La certosa di San Martino è una certosa di Napoli situata sulla collina del Vomero, accanto al castel Sant’Elmo.
Costituisce in assoluto uno dei maggiori complessi monumentali religiosi della città e uno dei più riusciti esempi di architettura e arte barocca assieme alla reale cappella del Tesoro di san Gennaro, nonché fulcro della pittura napoletana del Seicento. È inoltre cronologicamente la seconda certosa della Campania essendo nata diciannove anni dopo quella di San Lorenzo a Padula e quarantasei prima di quella di San Giacomo a Capri.
Dopo l’Unità d’Italia ha assunto il titolo di monumento nazionale e dal 1866 ospita il Museo nazionale di San Martino, nato con lo scopo di raccontare la storia artistica e culturale della città.
Nel 1325 sulla sommità del colle di Sant’Erasmo, Carlo d’Angiò duca di Calabria, primogenito di Roberto d’Angiò, fece erigere il monastero dell’ordine dei certosini, il preferito della casa reale francese.
Gli architetti che iniziarono la costruzione della certosa furono i medesimi che lavoravano negli stessi anni al castello adiacente di Belforte (più noto come Castel Sant’Elmo): Tino di Camaino e Francesco di Vito, a cui successero nel 1336 dopo la morte del Camaino, maestro di corte angioina, il suo allievo Attanasio Primario coadiuvato da Giovanni de Bozza. La certosa fu inaugurata e consacrata nel 1368, sotto il regno della regina Giovanna d’Angiò, seppur i certosini avevano preso possesso del monastero già dal 1337. Della primitiva soluzione architettonica della fabbrica rimangono tuttavia solo pochi elementi all’interno del complesso religioso: sono riconoscibili alcune aperture con archetti in stile catalano che si trovano nell’ex refettorio, usate probabilmente come passavivande, venute alla luce in un recente restauro. Più importanti e ampi, che mettono in luce l’originaria impostazione gotica dell’edificio, sono invece gli spazi sotterranei della certosa, aperti al pubblico solo nel 2015 e che dimostrano probabilmente come il lavoro del Camaino abbia inglobato strutture preesistenti legate al castello di Belforte che fungono tra l’altro anche da basamento della certosa sovrastante, scavato all’interno della collina.
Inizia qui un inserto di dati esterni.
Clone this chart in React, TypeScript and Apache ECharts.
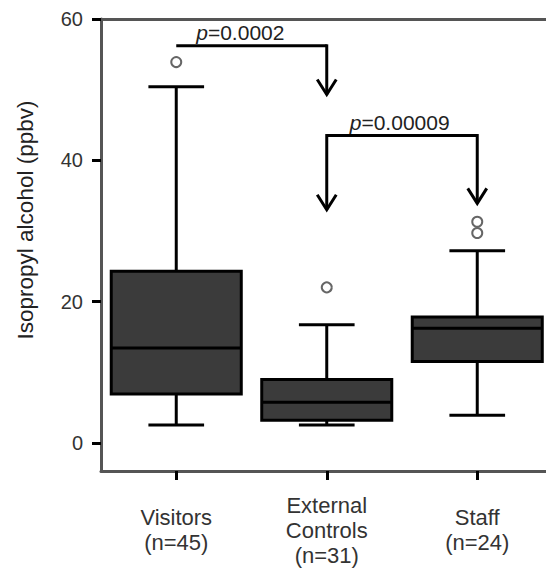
import React, { useEffect, useRef } from "react";
import * as echarts from "echarts";

const categories = ["Visitors\n(n=45)", "External\nControls\n(n=31)", "Staff\n(n=24)"];
// [low whisker, Q1, median, Q3, high whisker]
const boxLow = [2.5, 2.5, 3.9];
const boxQ1 = [6.9, 3.2, 11.5];
const boxMedian = [13.4, 5.75, 16.2];
const boxQ3 = [24.3, 8.95, 17.8];
const boxHigh = [50.4, 16.7, 27.2];
const outlierCat = [0, 1, 2, 2];
const outlierVal = [53.9, 22.0, 31.3, 29.7];
const yTicks = [0, 20, 40, 60];
// annotation brackets
const annFrom = [0, 1];
const annTo = [1, 2];
const annBarY = [56.2, 43.5];
const annLeftTip: (number | null)[] = [null, 33.0];
const annRightTip: (number | null)[] = [49.3, 33.9];
const annLabel = ["0.0002", "0.00009"];

const FONT = "'Liberation Sans', Arial, sans-serif";

export default function App() {
  const ref = useRef<HTMLDivElement>(null);
  useEffect(() => {
    if (!ref.current) return;
    const chart = echarts.init(ref.current, undefined, { renderer: "svg" });
    const boxData = categories.map((_, i) => [i, boxLow[i], boxQ1[i], boxMedian[i], boxQ3[i], boxHigh[i]]);
    const outData = outlierCat.map((c, i) => [c, outlierVal[i]]);
    const annData = annFrom.map((f, i) => [f, annBarY[i]]);
    const lineStyle = { stroke: "#000", lineWidth: 3 };

    const arrowHead = (p: number[]) => ({
      type: "polyline",
      shape: { points: [[p[0] - 9.5, p[1] - 15], [p[0], p[1]], [p[0] + 9.5, p[1] - 15]] },
      style: { stroke: "#000", lineWidth: 3, fill: "none" },
    });

    chart.setOption({
      animation: false,
      grid: { left: 101, top: 19, bottom: 99, right: 7.5 },
      xAxis: [
        {
          type: "category",
          data: categories,
          position: "bottom",
          axisLine: { show: true, onZero: false, lineStyle: { color: "#555", width: 3 } },
          axisTick: { show: true, alignWithLabel: true, length: 9, lineStyle: { color: "#000", width: 3 } },
          axisLabel: {
            color: "#333",
            fontSize: 22,
            fontFamily: FONT,
            lineHeight: 25,
            verticalAlign: "middle",
            margin: 59,
            interval: 0,
          },
          splitLine: { show: false },
        },
        {
          type: "category",
          data: categories,
          position: "top",
          axisLine: { show: true, onZero: false, lineStyle: { color: "#555", width: 3 } },
          axisTick: { show: false },
          axisLabel: { show: false },
          splitLine: { show: false },
        },
      ],
      yAxis: {
        type: "value",
        min: -4,
        max: 60,
        axisLine: { show: true, lineStyle: { color: "#555", width: 3 } },
        axisTick: { show: true, length: 9, lineStyle: { color: "#000", width: 3 }, customValues: yTicks },
        axisLabel: { color: "#333", fontSize: 20, fontFamily: FONT, margin: 18, customValues: yTicks },
        splitLine: { show: false },
      },
      graphic: [
        {
          type: "text",
          x: 25,
          y: 220,
          rotation: Math.PI / 2,
          style: {
            text: "Isopropyl alcohol (ppbv)",
            fill: "#222",
            font: `22.5px ${FONT}`,
            align: "center",
            verticalAlign: "middle",
          },
        },
      ],
      series: [
        {
          type: "custom",
          xAxisIndex: 0,
          data: boxData,
          encode: { x: 0, y: [1, 2, 3, 4, 5] },
          renderItem: (params: any, api: any) => {
            const x = api.value(0);
            const pLow = api.coord([x, api.value(1)]);
            const pQ1 = api.coord([x, api.value(2)]);
            const pMed = api.coord([x, api.value(3)]);
            const pQ3 = api.coord([x, api.value(4)]);
            const pHigh = api.coord([x, api.value(5)]);
            const band = api.size([1, 0])[0];
            const hb = band * 0.432;
            const hc = band * 0.185;
            const cx = pMed[0];
            return {
              type: "group",
              children: [
                { type: "line", shape: { x1: cx, y1: pLow[1], x2: cx, y2: pQ1[1] }, style: lineStyle },
                { type: "line", shape: { x1: cx, y1: pQ3[1], x2: cx, y2: pHigh[1] }, style: lineStyle },
                { type: "line", shape: { x1: cx - hc, y1: pLow[1], x2: cx + hc, y2: pLow[1] }, style: lineStyle },
                { type: "line", shape: { x1: cx - hc, y1: pHigh[1], x2: cx + hc, y2: pHigh[1] }, style: lineStyle },
                {
                  type: "rect",
                  shape: { x: cx - hb, y: pQ3[1], width: hb * 2, height: pQ1[1] - pQ3[1] },
                  style: { fill: "#3b3b3b", stroke: "#000", lineWidth: 3 },
                },
                { type: "line", shape: { x1: cx - hb, y1: pMed[1], x2: cx + hb, y2: pMed[1] }, style: lineStyle },
              ],
            };
          },
        },
        {
          type: "scatter",
          xAxisIndex: 0,
          data: outData,
          symbol: "circle",
          symbolSize: 10,
          itemStyle: { color: "#fff", borderColor: "#666", borderWidth: 2, opacity: 1 },
        },
        {
          type: "custom",
          xAxisIndex: 0,
          data: annData,
          encode: { x: 0, y: 1 },
          clip: false,
          renderItem: (params: any, api: any) => {
            const i = params.dataIndex;
            const pL = api.coord([annFrom[i], annBarY[i]]);
            const pR = api.coord([annTo[i], annBarY[i]]);
            const children: any[] = [
              { type: "line", shape: { x1: pL[0], y1: pL[1], x2: pR[0], y2: pR[1] }, style: lineStyle },
            ];
            const lt = annLeftTip[i];
            if (lt !== null) {
              const t = api.coord([annFrom[i], lt]);
              children.push({ type: "line", shape: { x1: pL[0], y1: pL[1] - 1.5, x2: t[0], y2: t[1] }, style: lineStyle });
              children.push(arrowHead(t));
            }
            const rt = annRightTip[i];
            if (rt !== null) {
              const t = api.coord([annTo[i], rt]);
              children.push({ type: "line", shape: { x1: pR[0], y1: pR[1] - 1.5, x2: t[0], y2: t[1] }, style: lineStyle });
              children.push(arrowHead(t));
            }
            children.push({
              type: "text",
              x: pL[0] + (i === 0 ? 20 : 23),
              y: pL[1] - 3,
              style: {
                text: "{i|p}=" + annLabel[i],
                rich: { i: { fontStyle: "italic", fontSize: 21, fontFamily: FONT, fill: "#222" } },
                fill: "#222",
                font: `21px ${FONT}`,
                align: "left",
                verticalAlign: "bottom",
              },
            });
            return { type: "group", children };
          },
        },
      ],
    });
    return () => chart.dispose();
  }, []);
  return (
    <div
      ref={ref}
      style={{ position: "fixed", left: 0, top: 0, width: 560, height: 570, background: "#fff" }}
    />
  );
}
Dal 1618 al 1623 la direzione del cantiere passò a Giovan Giacomo di Conforto, che si occuperà di completare il progetto del Dosio, mentre dal 1623 al 1656 lasciò la sua impronta artistica l’architetto Cosimo Fanzago, artefice della veste barocca che ha assunto il complesso certosino. Al Fanzago spettano la facciata della chiesa e le decorazioni marmoree interne della stessa e delle sue cappelle, i busti marmorei che decorano le pareti del porticato del chiostro grande e il cimitero del priore, che diverrà il modello per quello della certosa di Padula di qualche decennio dopo. I pittori che lavorarono in questa fase successiva di ristrutturazione del complesso furono i più grandi artisti della pittura napoletana del Seicento: Jusepe de Ribera, Luca Giordano, Battistello Caracciolo, Paolo Finoglio, Massimo Stanzione e gli emiliani Guido Reni e Giovanni Lanfranco.
Nella prima metà del XVIII secolo i lavori passarono poi a Nicola Tagliacozzi Canale, che si dedicherà soprattutto al rifacimento degli spazi occupati dal priore, le cui sale furono affrescate da Crescenzio Gamba, e poi a Domenico Antonio Vaccaro; i due architetti in questa fase furono accompagnati nelle decorazioni pittoriche principalmente da Francesco Solimena e Francesco De Mura.
Nel 1799 i certosini vennero cacciati per giacobinismo, ritornando poi nel 1804 per poi essere nel 1807 nuovamente espulsi. Nel 1836 vennero di nuovo riammessi e infine espulsi definitivamente nel 1866, quando alla certosa fu annesso il museo nazionale omonimo divenendo pertanto, su richiesta di Giuseppe Fiorelli, bene monumentale proprietà dello Stato italiano.